"In sports you do go to a lot of dinners and you're fortunate enough to be part of a lot of awards ceremonies but, honestly, none of those really stack up to an award such as this," Uhlich told the audience. "Baseball and professional sports have a responsibility to the communities they live in and that comes all the way from Major League Baseball down through the Glass family. Since the Glass family has owned the Kansas City Royals, we've donated more than $6.5 million to charities."
The El Dorado Award is presented to a company that has demonstrated and implemented initiatives that make a positive difference in the growth of Hispanic business and the Latino community.
The Royals were cited for contributing to Hispanic businesses by bringing the 2012 All-Star Game to Kansas City and for several years the team has made a concentrated effort to become involved in the Latino community. The team holds a Viva Los Royals Night each year, highlighting the culture, customs and culinary delights of Hispanics.
During the All-Star week a completely renovated baseball field, largely financed by the Home Run Derby, was unveiled at Mulkey Square Park by Royals owner David Glass, Dan Glass, Royals Hall of Famer George Brett and MLB executives. The field is home primarily to the Guadalupe Center youth baseball program and has been used by the Hispanic community since 1940.
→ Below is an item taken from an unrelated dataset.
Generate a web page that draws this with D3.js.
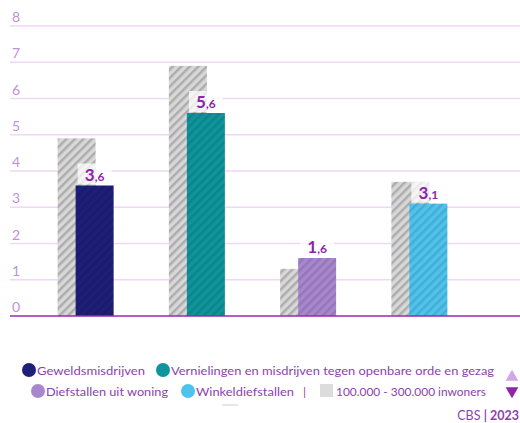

"The Royals also have provided tickets for community youth to attend games throughout the years," said Terry Bassham, CEO and president of Kansas City Power & Light. "Also they've provided baseball equipment to Hispanic youth the last four years and touched the lives of many as they play baseball in our community."
The increasing contributions of players from Latin American countries are felt each year by the Royals on the field; 12, or 30 percent, of the players on the current 40-man roster are Latinos. During the season, many of them patronize Hispanic businesses and attend cultural events. The Chamber also recognized that the Royals are increasing their international scouting efforts to bring even more outstanding young Hispanic players into the organization.
"This was a year in which we were able to do so much because of the All-Star Game," Uhlich said. "The money that was generated and went to charities like Mulkey Park is kind of a once-in-a-lifetime thing. It's important to connect to all of your fan base and the Hispanic fan base has always been good to us. It's a growing part of the market and it's just great that we've been able to work together with them the way we do.
"The work that [Royals director of community outreach] Betty Kaegel does with it is phenomenal. She's well-respected in the community and she's a great representative for the club out in the Hispanic market. The last few years have really been good and we've made great strides in all of our charities."
Editor's note: Royals director of community outreach Betty Kaegel is the wife of MLB.com reporter Dick Kaegel, the author of this story.